WHAT TO DO: Leaving out every picture, retype the lines below from the top through the one that contains "import pandas as pd".

-- Begin DATASET EXCERPT --

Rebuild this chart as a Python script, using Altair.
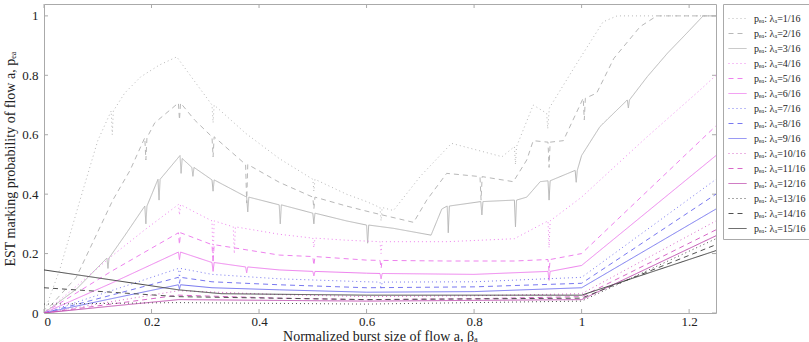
import altair as alt
import pandas as pd

# Curves of the EST marking probability p_ea against the burst size beta_a,
# one per arrival share lambda_a = k/16. Closely spaced x values draw the narrow dips.
P01 = [(0, 0), (0.03, 0.15), (0.067, 0.38), (0.1, 0.58), (0.125, 0.68), (0.127, 0.60), (0.129, 0.68),
       (0.15, 0.74), (0.18, 0.795), (0.215, 0.835), (0.247, 0.862), (0.28, 0.78), (0.3125, 0.70),
       (0.3145, 0.64), (0.3165, 0.70), (0.375, 0.605), (0.4375, 0.52), (0.5, 0.45), (0.502, 0.41), (0.504, 0.45),
       (0.5625, 0.40), (0.6, 0.375), (0.625, 0.355), (0.627, 0.31), (0.629, 0.355), (0.65, 0.345),
       (0.7, 0.46), (0.758, 0.571), (0.8125, 0.545), (0.852, 0.526), (0.875, 0.56), (0.877, 0.50),
       (0.879, 0.56), (0.91, 0.70), (0.935, 0.672), (0.937, 0.62), (0.94, 0.69), (0.991, 0.84),
       (1.04, 0.98), (1.066, 1.0), (1.25, 1.0)]
P02 = [(0, 0), (0.06, 0.12), (0.128, 0.38), (0.16, 0.48), (0.1875, 0.59), (0.1895, 0.515), (0.1915, 0.59),
       (0.206, 0.64), (0.25, 0.707), (0.252, 0.65), (0.254, 0.707), (0.28, 0.65), (0.3125, 0.593),
       (0.3145, 0.525), (0.3165, 0.593), (0.375, 0.50), (0.377, 0.37), (0.379, 0.50), (0.4375, 0.44),
       (0.5, 0.39), (0.502, 0.35), (0.504, 0.39), (0.5625, 0.36), (0.606, 0.34), (0.6875, 0.305),
       (0.712, 0.38), (0.749, 0.47), (0.811, 0.459), (0.813, 0.38), (0.815, 0.459), (0.873, 0.442),
       (0.898, 0.515), (0.91, 0.58), (0.9375, 0.575), (0.9395, 0.49), (0.9415, 0.575), (0.966, 0.58),
       (1.003, 0.723), (1.005, 0.65), (1.007, 0.723), (1.028, 0.74), (1.06, 0.857), (1.109, 0.964),
       (1.14, 1.0), (1.25, 1.0)]
P03 = [(0, 0), (0.06, 0.08), (0.117, 0.185), (0.119, 0.15), (0.121, 0.185), (0.15, 0.26), (0.18, 0.34),
       (0.1875, 0.36), (0.1895, 0.30), (0.1915, 0.36), (0.212, 0.45), (0.214, 0.38), (0.216, 0.45),
       (0.253, 0.53), (0.255, 0.47), (0.257, 0.52), (0.275, 0.49), (0.277, 0.46), (0.279, 0.49),
       (0.3125, 0.448), (0.3145, 0.41), (0.3165, 0.448), (0.377, 0.39), (0.379, 0.34), (0.381, 0.39),
       (0.4375, 0.364), (0.4395, 0.30), (0.4415, 0.364), (0.5, 0.336), (0.502, 0.30), (0.504, 0.336),
       (0.5625, 0.31), (0.6, 0.296), (0.602, 0.235), (0.604, 0.296), (0.65, 0.285), (0.72, 0.262),
       (0.74, 0.35), (0.75, 0.36), (0.752, 0.27), (0.754, 0.36), (0.8125, 0.375), (0.8145, 0.33),
       (0.8165, 0.375), (0.875, 0.38), (0.877, 0.29), (0.879, 0.38), (0.898, 0.39), (0.923, 0.442),
       (0.9375, 0.445), (0.9395, 0.38), (0.9415, 0.445), (0.988, 0.48), (0.99, 0.44), (0.992, 0.48),
       (1.0, 0.53), (1.034, 0.627), (1.085, 0.717), (1.087, 0.69), (1.089, 0.717), (1.122, 0.795),
       (1.16, 0.875), (1.2, 0.95), (1.226, 1.0), (1.25, 1.0)]
P04 = [(0, 0), (0.06, 0.09), (0.125, 0.19), (0.1875, 0.28), (0.25, 0.365), (0.252, 0.33), (0.254, 0.365),
       (0.28, 0.34), (0.3125, 0.31), (0.3145, 0.17), (0.3165, 0.31), (0.352, 0.29), (0.354, 0.20),
       (0.356, 0.29), (0.4375, 0.265), (0.5, 0.252), (0.502, 0.22), (0.504, 0.252), (0.5625, 0.245),
       (0.625, 0.24), (0.627, 0.20), (0.629, 0.24), (0.75, 0.24), (0.875, 0.25), (0.9375, 0.31),
       (0.9395, 0.22), (0.9415, 0.31), (1.0, 0.39), (1.06, 0.49), (1.12, 0.59), (1.22, 0.75), (1.25, 0.80)]
P05 = [(0, 0), (0.125, 0.14), (0.25, 0.27), (0.252, 0.23), (0.254, 0.27), (0.3125, 0.23), (0.3145, 0.17),
       (0.3165, 0.23), (0.4375, 0.195), (0.5, 0.19), (0.502, 0.16), (0.504, 0.19), (0.6, 0.178),
       (0.625, 0.177), (0.627, 0.15), (0.629, 0.177), (0.75, 0.175), (0.875, 0.175), (0.9375, 0.18),
       (0.9395, 0.14), (0.9415, 0.18), (1.0, 0.20), (1.25, 0.63)]
P06 = [(0, 0), (0.125, 0.10), (0.25, 0.205), (0.252, 0.18), (0.254, 0.205), (0.3125, 0.17), (0.3145, 0.14),
       (0.3165, 0.17), (0.375, 0.155), (0.377, 0.135), (0.379, 0.155), (0.4375, 0.145), (0.5, 0.14),
       (0.502, 0.125), (0.504, 0.14), (0.6, 0.134), (0.625, 0.133), (0.627, 0.115), (0.629, 0.133),
       (0.8, 0.13), (0.9375, 0.14), (0.9395, 0.11), (0.9415, 0.14), (1.0, 0.16), (1.25, 0.53)]
P07 = [(0, 0), (0.125, 0.075), (0.25, 0.15), (0.252, 0.12), (0.254, 0.15), (0.3125, 0.13), (0.4375, 0.115),
       (0.6, 0.105), (0.625, 0.104), (0.627, 0.08), (0.629, 0.104), (0.8, 0.105), (1.0, 0.12), (1.25, 0.45)]
P08 = [(0, 0), (0.125, 0.06), (0.25, 0.12), (0.252, 0.10), (0.254, 0.12), (0.3125, 0.105), (0.4375, 0.095),
       (0.6, 0.085), (0.8, 0.088), (1.0, 0.10), (1.25, 0.40)]
P09 = [(0, 0), (0.125, 0.048), (0.25, 0.095), (0.252, 0.08), (0.254, 0.095), (0.3125, 0.085), (0.4375, 0.078),
       (0.6, 0.07), (0.8, 0.072), (1.0, 0.085), (1.25, 0.35)]
P10 = [(0, 0), (0.125, 0.038), (0.25, 0.075), (0.4375, 0.062), (0.6, 0.055), (0.8, 0.058), (1.0, 0.065),
       (1.25, 0.31)]
P11 = [(0, 0), (0.125, 0.03), (0.25, 0.06), (0.4375, 0.05), (0.6, 0.045), (0.8, 0.048), (1.0, 0.055),
       (1.25, 0.28)]
P12 = [(0, 0), (0.125, 0.023), (0.25, 0.045), (0.6, 0.04), (1.0, 0.045), (1.25, 0.26)]
P13 = [(0, 0.03), (0.25, 0.035), (0.6, 0.03), (1.0, 0.04), (1.25, 0.25)]
P14 = [(0, 0.085), (0.25, 0.055), (0.6, 0.045), (1.0, 0.05), (1.25, 0.23)]
P15 = [(0, 0.145), (0.25, 0.078), (0.33, 0.065), (0.6, 0.06), (1.0, 0.06), (1.25, 0.21)]

SERIES = [P01, P02, P03, P04, P05, P06, P07, P08, P09, P10, P11, P12, P13, P14, P15]
LABELS = [f"pₑₐ: λₐ={k}/16" for k in range(1, 16)]

COLORS = ["#b8b8b8", "#b8b8b8", "#b8b8b8",
          "#ee82ee", "#ee82ee", "#ee82ee",
          "#7878f0", "#7878f0", "#7878f0",
          "#d868c8", "#d868c8", "#c050b0",
          "#505050", "#505050", "#404040"]
DOT, DASH, SOLID = [1, 3], [5, 4], [1, 0]
DASHES = [DOT, DASH, SOLID] * 5

X_TICKS = [0, 0.2, 0.4, 0.6, 0.8, 1.0, 1.2]
Y_TICKS = [0, 0.2, 0.4, 0.6, 0.8, 1.0]

rows = []
for label, pts in zip(LABELS, SERIES):
    for i, (x, y) in enumerate(pts):
        rows.append({"series": label, "beta": x, "p": y, "i": i})
df = pd.DataFrame(rows)

FONT = "Liberation Serif"
W, H = 672, 309
x_scale = alt.Scale(domain=[0, 1.25], nice=False, zero=False)
y_scale = alt.Scale(domain=[0, 1.04], nice=False, zero=False)

lines = alt.Chart(df).mark_line(strokeWidth=1, clip=True).encode(
    x=alt.X("beta:Q", scale=x_scale,
            axis=alt.Axis(values=X_TICKS, format="~g", ticks=False, domain=False, grid=False,
                          labelFont=FONT, labelFontSize=13, labelColor="#222", labelPadding=2,
                          title="Normalized burst size of flow a,  βₐ", titleFont=FONT,
                          titleFontSize=14, titleFontWeight="normal", titleColor="#222",
                          titlePadding=1)),
    y=alt.Y("p:Q", scale=y_scale,
            axis=alt.Axis(values=Y_TICKS, format="~g", ticks=False, domain=False, grid=False,
                          labelFont=FONT, labelFontSize=13, labelColor="#222", labelPadding=6,
                          title="EST marking probability of flow a, pₑₐ", titleFont=FONT,
                          titleFontSize=14, titleFontWeight="normal", titleColor="#222",
                          titlePadding=4)),
    color=alt.Color("series:N", sort=LABELS,
                    scale=alt.Scale(domain=LABELS, range=COLORS),
                    legend=alt.Legend(title=None, orient="none", legendX=679, legendY=0,
                                      symbolType="stroke", symbolSize=324, symbolStrokeWidth=1,
                                      labelFont=FONT, labelFontSize=10, labelColor="#222",
                                      labelOffset=7, labelLimit=60,
                                      rowPadding=0, padding=5, strokeColor="#aaaaaa",
                                      fillColor="white")),
    strokeDash=alt.StrokeDash("series:N", sort=LABELS,
                              scale=alt.Scale(domain=LABELS, range=DASHES)),
    order="i:Q",
)

# Inward-pointing tick marks on all four sides of the box
xt = pd.DataFrame({"v": X_TICKS})
yt = pd.DataFrame({"v": Y_TICKS})
tick_color = "#aaaaaa"
xb = alt.Chart(xt).mark_rule(color=tick_color).encode(
    x=alt.X("v:Q", scale=x_scale), y=alt.value(H), y2=alt.value(H - 4))
xtop = alt.Chart(xt).mark_rule(color=tick_color).encode(
    x=alt.X("v:Q", scale=x_scale), y=alt.value(0), y2=alt.value(4))
yl = alt.Chart(yt).mark_rule(color=tick_color).encode(
    y=alt.Y("v:Q", scale=y_scale), x=alt.value(0), x2=alt.value(4))
yr = alt.Chart(yt).mark_rule(color=tick_color).encode(
    y=alt.Y("v:Q", scale=y_scale), x=alt.value(W), x2=alt.value(W - 4))

chart = alt.layer(xb, xtop, yl, yr, lines).resolve_scale(
    strokeDash="shared", color="shared"
).properties(
    width=W, height=H,
    autosize=alt.AutoSizeParams(type="none"),
    padding={"left": 44, "top": 4, "right": 93, "bottom": 29},
    background="white",
).configure_view(stroke="#aaaaaa", strokeWidth=1)

chart.save("out.html", embed_options={"renderer": "svg", "actions": False})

-- End DATASET EXCERPT --

RESPONSE TO THE EXERCISE:
Rebuild this chart as a Python script, using Altair.
import altair as alt
import pandas as pd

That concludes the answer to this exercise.